Наша школа долгие годы была живой и успешной. В старомодном, чопорном, как и сам директор, его кабинете блистали в витринах спортивные кубки и медали, впечатлял веер победных грамот – свидетельств различных школьных успехов и достижений. На одной из стен актового зала висели мраморные доски с выбитыми золотом фамилиями выпускников-медалистов. На высшем уровне были обустроены кабинеты физики, химии и биологии. Ещё даже с дореволюционными приборами, штативами и прочим почти музейным оборудованием. А, сидя под портретом А.С. Попова, работая с подобным раритетным амперметром, казалось, что и ты на пороге открытия, допустим, неизвестных ещё науке радиоволн. Конечно, что-то и пополнило приборное «богатство» кабинетов в послевоенное время, например, уже советские микроскопы для изучения растительных клеток (обычно препаратов репчатого лука). Эти кабинеты также были «серьёзно» оборудованы специальными боксами-вытяжками, имели лаборантские помещения.

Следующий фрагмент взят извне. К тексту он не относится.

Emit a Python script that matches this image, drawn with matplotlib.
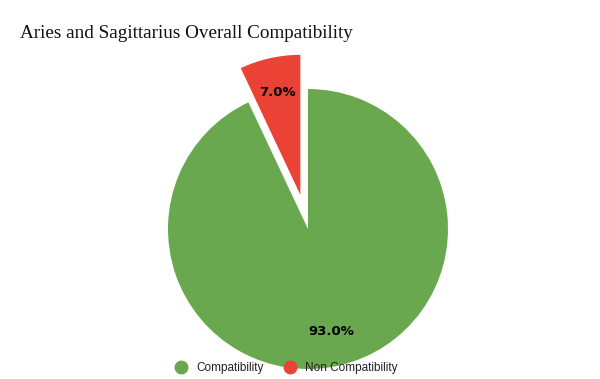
import matplotlib
matplotlib.use("Agg")
import matplotlib.pyplot as plt
from matplotlib.lines import Line2D

labels = ["Compatibility", "Non Compatibility"]
values = [93.0, 7.0]
colors = ["#6aa84f", "#ea4335"]
title = "Aries and Sagittarius Overall Compatibility"

fig = plt.figure(figsize=(6, 3.79), dpi=100)
ax = fig.add_axes([0, 0, 1, 1])

# explode is in data units here (radius is 140 px)
wedges, texts, autotexts = ax.pie(
    values, colors=colors, startangle=90, counterclock=False,
    explode=[0, 35], center=(308, 150), radius=140,
    autopct="%.1f%%", pctdistance=0.75, frame=True,
    textprops=dict(fontsize=9.5, fontweight="bold", color="black"))
ax.set_xlim(0, 600)
ax.set_ylim(0, 379)
ax.axis("off")

fig.text(20, 379 - 33, title, transform=None, fontsize=13.8,
         family="Liberation Serif", va="center", ha="left", color="#111111")

handles = [Line2D([], [], marker="o", linestyle="", markersize=9,
                  markerfacecolor=c, markeredgecolor=c) for c in colors]
fig.legend(handles, labels, loc="center", bbox_to_anchor=(0.472, 1 - 368 / 379),
           ncol=2, frameon=False, handletextpad=0.3, columnspacing=1.2,
           prop=dict(family="Liberation Sans", size=8.5), labelcolor="#222222")

fig.savefig("out.png", dpi=100)
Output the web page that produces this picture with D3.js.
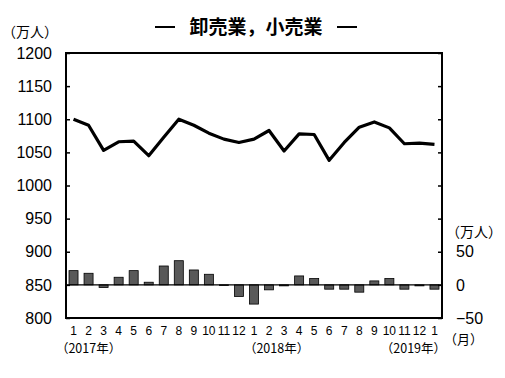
<!doctype html>
<html lang="ja">
<head>
<meta charset="utf-8">
<script src="https://cdnjs.cloudflare.com/ajax/libs/d3/7.8.5/d3.min.js"></script>
<style>
  body { margin: 0; background: #fff; }
  text { font-family: "Liberation Sans", Arial, "Noto Sans CJK JP", sans-serif; fill: #000; }
  .jp { font-family: "Noto Sans CJK JP", sans-serif; }
</style>
</head>
<body>
<div id="chart"></div>
<script>
// months Jan 2017 .. Jan 2019
var months = ["1","2","3","4","5","6","7","8","9","10","11","12",
              "1","2","3","4","5","6","7","8","9","10","11","12","1"];
// employed persons (万人), left axis
var level = [1100, 1091, 1053, 1066, 1067, 1045, 1073, 1100, 1091, 1079, 1070, 1065,
             1070, 1083, 1052, 1078, 1077, 1038, 1065, 1088, 1096, 1087, 1063, 1064, 1062];
// year-on-year change (万人), right axis
var change = [21.5, 17.5, -4, 11.5, 21.5, 4, 28.5, 36.5, 22.5, 16, -1, -17.5,
              -29, -7.5, -1.5, 13.5, 9.5, -6.5, -6.5, -11, 6, 9.5, -6.5, -1.5, -6.5];
var leftTicks = [800, 850, 900, 950, 1000, 1050, 1100, 1150, 1200];
var rightTicks = [-50, 0, 50, 100, 150, 200, 250, 300, 350];
var rightLabels = [-50, 0, 50];
var years = [{label: "（2017年）", at: 1}, {label: "（2018年）", at: 13.5}, {label: "（2019年）", at: 22.6}];

var W = 505, H = 378;
var mLeft = 66, mRight = 442, mTop = 53, mBottom = 318;

var svg = d3.select('#chart').append('svg')
    .attr('width', W).attr('height', H);

var x = d3.scaleBand().domain(d3.range(months.length))
    .range([mLeft, mRight]).paddingInner(0.4).paddingOuter(0.2);
var xc = d3.scaleLinear().domain([0, months.length - 1])
    .range([x(0) + x.bandwidth() / 2, x(months.length - 1) + x.bandwidth() / 2]);
var yL = d3.scaleLinear().domain([800, 1200]).range([mBottom, mTop]);
var yR = d3.scaleLinear().domain([-50, 350]).range([mBottom, mTop]);

// bars
svg.selectAll('rect.bar').data(change).enter().append('rect')
    .attr('class', 'bar')
    .attr('x', function(d, i) { return x(i); })
    .attr('width', x.bandwidth())
    .attr('y', function(d) { return yR(Math.max(0, d)); })
    .attr('height', function(d) { return Math.abs(yR(d) - yR(0)); })
    .attr('fill', '#595959')
    .attr('stroke', '#000')
    .attr('stroke-width', 0.8);

// zero line
svg.append('line')
    .attr('x1', mLeft).attr('x2', mRight)
    .attr('y1', yR(0)).attr('y2', yR(0))
    .attr('stroke', '#000').attr('stroke-width', 1.2);

// level line
var line = d3.line()
    .x(function(d, i) { return xc(i); })
    .y(function(d) { return yL(d); });
svg.append('path').datum(level)
    .attr('d', line)
    .attr('fill', 'none')
    .attr('stroke', '#000')
    .attr('stroke-width', 3.2)
    .attr('stroke-linejoin', 'round');

// frame
svg.append('rect')
    .attr('x', mLeft).attr('y', mTop)
    .attr('width', mRight - mLeft).attr('height', mBottom - mTop)
    .attr('fill', 'none').attr('stroke', '#000').attr('stroke-width', 2);

// left axis
var axL = svg.append('g').attr('transform', 'translate(' + mLeft + ',0)')
    .call(d3.axisLeft(yL).tickValues(leftTicks).tickSize(-4).tickPadding(14).tickFormat(d3.format('d')));
axL.select('.domain').remove();
axL.selectAll('line').attr('stroke', '#000').attr('stroke-width', 1.5);
axL.selectAll('text').attr('font-size', 16).attr('font-family', '"Liberation Sans", Arial, sans-serif');

// right axis
var axR = svg.append('g').attr('transform', 'translate(' + mRight + ',0)')
    .call(d3.axisRight(yR).tickValues(rightTicks).tickSize(-4).tickPadding(14)
        .tickFormat(function(d) { return rightLabels.indexOf(d) >= 0 ? (d < 0 ? '−' + Math.abs(d) : d) : ''; }));
axR.select('.domain').remove();
axR.selectAll('line').attr('stroke', '#000').attr('stroke-width', 1.5);
axR.selectAll('text').attr('font-size', 16).attr('font-family', '"Liberation Sans", Arial, sans-serif');

// month labels
svg.selectAll('text.month').data(months).enter().append('text')
    .attr('class', 'month')
    .attr('x', function(d, i) { return xc(i); })
    .attr('y', 335)
    .attr('text-anchor', 'middle')
    .attr('font-size', 12)
    .text(function(d) { return d; });

// year labels
svg.selectAll('text.year').data(years).enter().append('text')
    .attr('class', 'year jp')
    .attr('x', function(d) { return xc(d.at); })
    .attr('y', 353)
    .attr('text-anchor', 'middle')
    .attr('font-size', 12.5)
    .text(function(d) { return d.label; });

svg.append('text').attr('class', 'jp')
    .attr('x', 444).attr('y', 344).attr('font-size', 13).text('（月）');

// units
svg.append('text').attr('class', 'jp')
    .attr('x', 2).attr('y', 37).attr('font-size', 14).text('（万人）');
svg.append('text').attr('class', 'jp')
    .attr('x', 446).attr('y', 237).attr('font-size', 14).text('（万人）');

// title
svg.append('text').attr('class', 'jp')
    .attr('x', 256).attr('y', 34)
    .attr('text-anchor', 'middle')
    .attr('font-size', 19).attr('font-weight', 'bold')
    .text('卸売業，小売業');
svg.selectAll('line.dash').data([155, 337]).enter().append('line')
    .attr('class', 'dash')
    .attr('x1', function(d) { return d; }).attr('x2', function(d) { return d + 20; })
    .attr('y1', 27).attr('y2', 27)
    .attr('stroke', '#000').attr('stroke-width', 2);
</script>
</body>
</html>
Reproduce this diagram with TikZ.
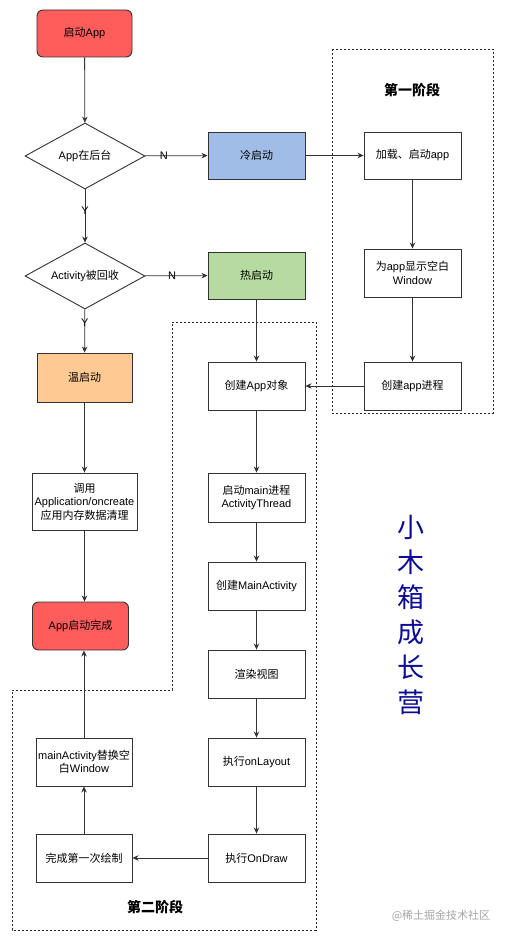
\documentclass[tikz,border=0pt]{standalone}
\usepackage{fontspec}
\setmainfont{Liberation Sans}
\newfontfamily\cjk{Noto Sans CJK SC}
\newcommand\zh[1]{{\cjk #1}}
\usetikzlibrary{shapes.geometric,arrows.meta}
\definecolor{cred}{HTML}{FF5C5C}
\definecolor{cblue}{HTML}{A0BDE7}
\definecolor{cgreen}{HTML}{B5DBA0}
\definecolor{corange}{HTML}{FFC993}
\definecolor{cnavy}{HTML}{0C0C96}
\definecolor{cline}{HTML}{333333}
\tikzset{
  box/.style={draw=cline, line width=0.9pt, minimum width=97pt, minimum height=48pt,
    inner sep=1pt, align=center, font=\fontsize{11}{13.5}\selectfont},
  rbox/.style={box, rounded corners=6pt},
  dia/.style={draw=cline, line width=0.9pt, diamond, shape aspect=1.82, minimum width=120pt, minimum height=66pt,
    inner sep=0pt, align=center, font=\fontsize{11}{13.5}\selectfont},
  arr/.style={draw=cline, line width=0.8pt, -{Stealth[length=6pt,width=5.5pt]}},
  lbl/.style={font=\fontsize{11}{13}\selectfont, inner sep=0pt},
  zone/.style={draw=black!85, line width=0.8pt, dash pattern=on 2pt off 2pt},
  title/.style={font=\cjk\bfseries\fontsize{14}{16}\selectfont},
}
\begin{document}
\begin{tikzpicture}[x=1pt,y=-1pt]
\fill[white] (0,0) rectangle (505,939);
\useasboundingbox (0,0) rectangle (505,939);

% dashed zones
\draw[zone] (332,49) rectangle (493,413);
\draw[zone] (172,322) -- (316,322) -- (316,930) -- (12,930) -- (12,690) -- (172,690) -- cycle;
\node[title] (t1) at (412,90) {第一阶段};
\node[title] (t2) at (155,907) {第二阶段};

% left column
\node[rbox, fill=cred, minimum width=95pt, minimum height=47pt] (start) at (84.5,33.5) {\zh{启动}App};
\node[dia] (d1) at (85,156) {App\zh{在后台}};
\node[dia] (d2) at (85,276) {Activity\zh{被回收}};
\node[box, fill=corange, minimum width=95pt, minimum height=49pt] (warm) at (84.5,377.5) {\zh{温启动}};
\node[box, minimum width=105pt, minimum height=57pt] (call) at (84.5,501.5) {\zh{调用}\\Application/oncreate\\\zh{应用内存数据清理}};
\node[rbox, fill=cred, minimum width=96pt, minimum height=48pt] (finish) at (80.5,626) {App\zh{启动完成}};
\node[box, minimum width=96pt] (replace) at (84,762) {mainActivity\zh{替换空}\\\zh{白}Window};
\node[box, minimum width=96pt] (done) at (84,858) {\zh{完成第一次绘制}};

% middle column
\node[box, fill=cblue, minimum height=47pt] (cold) at (256.5,155.5) {\zh{冷启动}};
\node[box, fill=cgreen, minimum height=47pt] (hot) at (256.5,275.5) {\zh{热启动}};
\node[box] (capp) at (256.5,386) {\zh{创建}App\zh{对象}};
\node[box, minimum height=49pt] (mainp) at (256.5,497.5) {\zh{启动}main\zh{进程}\\ActivityThread};
\node[box] (mact) at (256.5,586) {\zh{创建}MainActivity};
\node[box] (render) at (256.5,674) {\zh{渲染视图}};
\node[box] (layout) at (256.5,762) {\zh{执行}onLayout};
\node[box] (draw) at (256.5,858) {\zh{执行}OnDraw};

% right column
\node[box, minimum height=47pt] (load) at (412.5,155.5) {\zh{加载、启动}app};
\node[box] (win) at (412.5,273) {\zh{为}app\zh{显示空白}\\Window};
\node[box] (proc) at (412.5,386) {\zh{创建}app\zh{进程}};

% connectors
\draw[arr] (start) -- (d1);
\draw[arr] (d1) -- node[lbl, pos=0.3] {N} (cold);
\draw[arr] (d1) -- node[lbl, pos=0.4] {Y} (d2);
\draw[arr] (d2) -- node[lbl, pos=0.43] {N} (hot);
\draw[arr] (d2) -- node[lbl, pos=0.3] {Y} (warm);
\draw[arr] (warm) -- (call);
\draw[arr] (call.south) -- (call.south |- finish.north);
\draw[arr] (cold) -- (load);
\draw[arr] (load) -- (win);
\draw[arr] (win) -- (proc);
\draw[arr] (proc) -- (capp);
\draw[arr] (hot) -- (capp);
\draw[arr] (capp) -- (mainp);
\draw[arr] (mainp) -- (mact);
\draw[arr] (mact) -- (render);
\draw[arr] (render) -- (layout);
\draw[arr] (layout) -- (draw);
\draw[arr] (draw) -- (done);
\draw[arr] (done) -- (replace);
\draw[arr] (replace.north) -- (replace.north |- finish.south);

% side text
\node[text=cnavy, font=\cjk\fontsize{27}{35}\selectfont, align=center, inner sep=0pt] (brand) at (411,615) {小\\木\\箱\\成\\长\\营};
\node[text=black!35, font=\cjk\fontsize{11}{13}\selectfont, inner sep=0pt] (wm) at (441,916) {@稀土掘金技术社区};
\end{tikzpicture}
\end{document}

В классе музыкальных занятий (пения) и на сцене актового зала стояли кабинетные рояли, может, «Ратке», «Беккер» или «Мюльбах» производства петербургских дореволюционных фабрик. Правда, настройщиков мы не видели ни разу. Предмет «пение» не требовал особых усилий. Начинали с разучивания «У дороги чибис» и, уже первоклассниками, приблизились к печальной догадке, что естественное желание ребёнка петь после таких уроков пропадёт навсегда. Во многом так и случилось. А пик абсурда пришёлся на седьмой класс с «изучением» педагогического «хита» Дм. Кабалевского «Петя и волк» на музыку С. Прокофьева. Либретто – надуманная «манная каша», а музыка пусть и упрощённый парафраз своего же балета «Ромео и Джульетта», но всё равно не для уха подростка. Респект лишь, спасительно подоспевшим в те годы, Битлам. Сегодня почти в любой стране, наблюдая умение и желание танцевать уже с детских лет свои народные «хоро» и «зикр», знание и исполнение в любой компании «базовых» народных песен, с горечью осознаёшь себя обделённым и даже будто за что-то наказанным. Может, они для нас были кем-то запрещены? И как насмешка воспринимается традиционное исполнение музыкантами любого зарубежного ресторанчика «русской песни для русских друзей…», чего-нибудь вроде «Миллион алых роз». Такими мы видимся со стороны, да и сами другого почти не знаем и не поём. «Спасибо» школьным урокам пения, да и «ритмики» – так стыдливо называли тогда факультативные платные занятия танцами (которым также толком не научили).